--- begin DATA EXCERPT ---
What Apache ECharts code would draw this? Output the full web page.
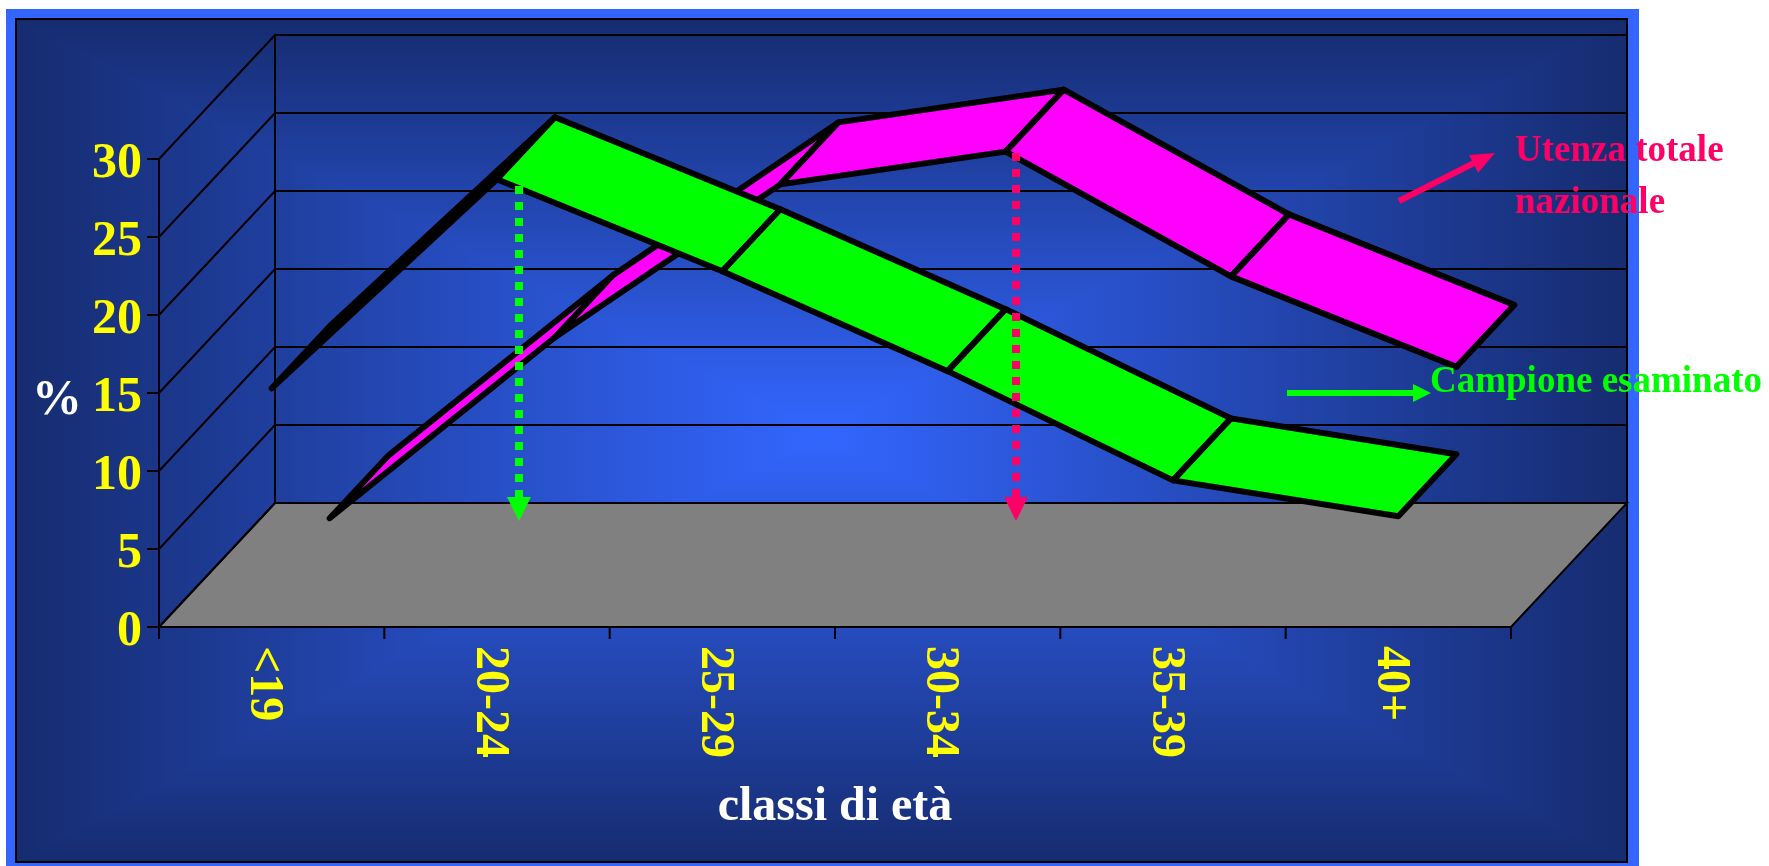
<!DOCTYPE html>
<html>
<head>
<meta charset="utf-8">
<style>
  html, body { margin: 0; padding: 0; background: #fff; }
  #main { width: 1769px; height: 866px; }
</style>
<script src="https://cdn.jsdelivr.net/npm/echarts@6/dist/echarts.min.js"></script>
</head>
<body>
<div id="main"></div>
<script>
// chart data
var categories = ['<19', '20-24', '25-29', '30-34', '35-39', '40+'];
var campione = [15.3, 28.7, 22.8, 16.4, 9.4, 7.1];
var utenza = [3.0, 14.6, 24.4, 26.5, 18.5, 12.7];
var yTicks = [0, 5, 10, 15, 20, 25, 30];

// fake 3d: how far the back wall is shifted from the front plane
var DEPTH_X = 116;
var DEPTH_Y = -124;
var TICK = 12;

var FONT = '"Liberation Serif", "Times New Roman", serif';
var GREEN = '#00ff00';
var PINK = '#ff0066';

var myChart = echarts.init(document.getElementById('main'));

// slide background, rectangular gradient made of 4 triangles
var bgL = 16, bgT = 19, bgR = 1627, bgB = 862, bgCx = 820, bgCy = 433;
var bgStops = [{ offset: 0, color: '#3366ff' }, { offset: 1, color: '#162c70' }];
function bgTriangle(a, b, x2, y2) {
  var grad = { type: 'linear', x: bgCx, y: bgCy, x2: x2, y2: y2, global: true, colorStops: bgStops };
  return {
    type: 'polygon', z: -10, silent: true,
    shape: { points: [[bgCx, bgCy], a, b] },
    style: { fill: grad, stroke: grad, lineWidth: 1 } // stroke hides the seams
  };
}

function arrowHead(tip, dirX, dirY, len, half, color) {
  var bx = tip[0] - dirX * len, by = tip[1] - dirY * len;
  return {
    type: 'polygon', z: 10, silent: true,
    shape: { points: [tip, [bx - dirY * half, by + dirX * half], [bx + dirY * half, by - dirX * half]] },
    style: { fill: color }
  };
}
function arrowLine(x1, y1, x2, y2, color, width, dash) {
  return {
    type: 'line', z: 10, silent: true,
    shape: { x1: x1, y1: y1, x2: x2, y2: y2 },
    style: { stroke: color, lineWidth: width, lineDash: dash || null }
  };
}
function note(text, x, y, color) {
  return {
    type: 'text', z: 11, silent: true, x: x, y: y,
    style: { text: text, fill: color, font: 'bold 37px ' + FONT, verticalAlign: 'top' }
  };
}

// walls, floor and axis ticks
function renderWalls(params, api) {
  var cs = params.coordSys;
  var r = cs.x + cs.width;
  var base = cs.y + cs.height;
  var black = { stroke: '#000', lineWidth: 2 };
  var children = [{
    type: 'polygon',
    shape: { points: [[cs.x, base], [r, base], [r + DEPTH_X, base + DEPTH_Y], [cs.x + DEPTH_X, base + DEPTH_Y]] },
    style: { fill: '#808080', stroke: '#000', lineWidth: 2 }
  }, {
    type: 'line',
    shape: { x1: cs.x + DEPTH_X, y1: cs.y + DEPTH_Y, x2: cs.x + DEPTH_X, y2: base + DEPTH_Y },
    style: black
  }];
  yTicks.forEach(function (t) {
    var y = api.coord([0, t])[1];
    children.push({
      type: 'polyline',
      shape: { points: [[cs.x, y], [cs.x + DEPTH_X, y + DEPTH_Y], [r + DEPTH_X, y + DEPTH_Y]] },
      style: { fill: null, stroke: '#000', lineWidth: 2 }
    });
    children.push({ type: 'line', shape: { x1: cs.x - TICK, y1: y, x2: cs.x, y2: y }, style: black });
  });
  for (var k = 0; k <= categories.length; k++) {
    var x = cs.x + cs.width * k / categories.length;
    children.push({ type: 'line', shape: { x1: x, y1: base, x2: x, y2: base + TICK }, style: black });
  }
  return { type: 'group', children: children };
}

// one ribbon segment between a category and the next one
function ribbon(values, depth, color) {
  return function (params, api) {
    var i = params.dataIndex;
    if (i >= values.length - 1) return null;
    var a = api.coord([i, values[i]]);
    var b = api.coord([i + 1, values[i + 1]]);
    var ox = DEPTH_X * depth, oy = DEPTH_Y * depth;
    var hx = DEPTH_X * 0.5, hy = DEPTH_Y * 0.5;
    return {
      type: 'polygon',
      shape: { points: [
        [a[0] + ox, a[1] + oy],
        [b[0] + ox, b[1] + oy],
        [b[0] + ox + hx, b[1] + oy + hy],
        [a[0] + ox + hx, a[1] + oy + hy]
      ] },
      style: { fill: color, stroke: '#000', lineWidth: 6, lineJoin: 'round' }
    };
  };
}

function toData(values) {
  return values.map(function (v, i) { return [i, v]; });
}

var option = {
  animation: false,
  backgroundColor: '#fff',
  grid: { left: 159, top: 159, width: 1352, height: 468 },
  xAxis: {
    type: 'category',
    data: categories,
    z: 2,
    name: 'classi di età',
    nameLocation: 'middle',
    nameGap: 157,
    nameTextStyle: { color: '#fff', fontFamily: FONT, fontWeight: 'bold', fontSize: 48 },
    axisLine: { lineStyle: { color: '#000', width: 2 } },
    axisTick: { show: false },
    // top + small lineHeight moves the text off the tick centre
    axisLabel: { interval: 0, rotate: -90, margin: 19, verticalAlign: 'top', lineHeight: 16, color: '#ffff00', fontFamily: FONT, fontWeight: 'bold', fontSize: 48 }
  },
  yAxis: {
    type: 'value',
    min: 0,
    max: 30,
    interval: 5,
    z: 2,
    name: '%',
    nameLocation: 'middle',
    nameRotate: 0,
    nameGap: 77,
    nameTextStyle: { color: '#fff', fontFamily: FONT, fontWeight: 'bold', fontSize: 50, verticalAlign: 'top', lineHeight: 16 },
    splitLine: { show: false },
    axisLine: { show: true, lineStyle: { color: '#000', width: 2 } },
    axisTick: { show: false },
    axisLabel: { margin: 17, verticalAlign: 'top', lineHeight: 10, color: '#ffff00', fontFamily: FONT, fontWeight: 'bold', fontSize: 50 }
  },
  graphic: [
    { type: 'rect', z: -11, silent: true, shape: { x: 6, y: 9, width: 1633, height: 857 }, style: { fill: '#3366ff' } },
    bgTriangle([bgL, bgT], [bgR, bgT], bgCx, bgT),
    bgTriangle([bgR, bgT], [bgR, bgB], bgR, bgCy),
    bgTriangle([bgR, bgB], [bgL, bgB], bgCx, bgB),
    bgTriangle([bgL, bgB], [bgL, bgT], bgL, bgCy),
    { type: 'rect', z: -9, silent: true, shape: { x: bgL, y: bgT, width: bgR - bgL, height: bgB - bgT }, style: { fill: null, stroke: '#000', lineWidth: 2 } },
    // dotted drop arrows
    arrowLine(519, 186, 519, 500, GREEN, 8, [8, 8]),
    arrowHead([519, 521], 0, 1, 24, 12, GREEN),
    arrowLine(1016, 153, 1016, 500, PINK, 8, [8, 8]),
    arrowHead([1016, 521], 0, 1, 24, 12, PINK),
    // legend arrows and labels
    arrowLine(1399, 201, 1480, 160, PINK, 6),
    arrowHead([1495, 153], 0.892, -0.452, 24, 10, PINK),
    arrowLine(1287, 393, 1415, 393, GREEN, 6),
    arrowHead([1431, 393], 1, 0, 18, 9, GREEN),
    note('Utenza totale', 1515, 133, PINK),
    note('nazionale', 1515, 185, PINK),
    note('Campione esaminato', 1430, 364, GREEN)
  ],
  series: [
    {
      type: 'custom',
      name: 'walls',
      z: 1,
      silent: true,
      renderItem: renderWalls,
      data: [[0, 0]]
    },
    {
      type: 'custom',
      name: 'Utenza totale nazionale',
      z: 3,
      silent: true,
      renderItem: ribbon(utenza, 0.5, '#ff00ff'),
      encode: { x: 0, y: 1 },
      data: toData(utenza)
    },
    {
      type: 'custom',
      name: 'Campione esaminato',
      z: 4,
      silent: true,
      renderItem: ribbon(campione, 0, '#00ff00'),
      encode: { x: 0, y: 1 },
      data: toData(campione)
    }
  ]
};
myChart.setOption(option);
</script>
</body>
</html>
--- end DATA EXCERPT ---
STATED TASK
Repeat, exactly and in full, each line from the start of the data to the line that contains "var myChart = echarts.init(document.getElementById('main'));". Pictures do not go in.

EXERCISE ANSWER
What Apache ECharts code would draw this? Output the full web page.
<!DOCTYPE html>
<html>
<head>
<meta charset="utf-8">
<style>
  html, body { margin: 0; padding: 0; background: #fff; }
  #main { width: 1769px; height: 866px; }
</style>
<script src="https://cdn.jsdelivr.net/npm/echarts@6/dist/echarts.min.js"></script>
</head>
<body>
<div id="main"></div>
<script>
// chart data
var categories = ['<19', '20-24', '25-29', '30-34', '35-39', '40+'];
var campione = [15.3, 28.7, 22.8, 16.4, 9.4, 7.1];
var utenza = [3.0, 14.6, 24.4, 26.5, 18.5, 12.7];
var yTicks = [0, 5, 10, 15, 20, 25, 30];

// fake 3d: how far the back wall is shifted from the front plane
var DEPTH_X = 116;
var DEPTH_Y = -124;
var TICK = 12;

var FONT = '"Liberation Serif", "Times New Roman", serif';
var GREEN = '#00ff00';
var PINK = '#ff0066';

var myChart = echarts.init(document.getElementById('main'));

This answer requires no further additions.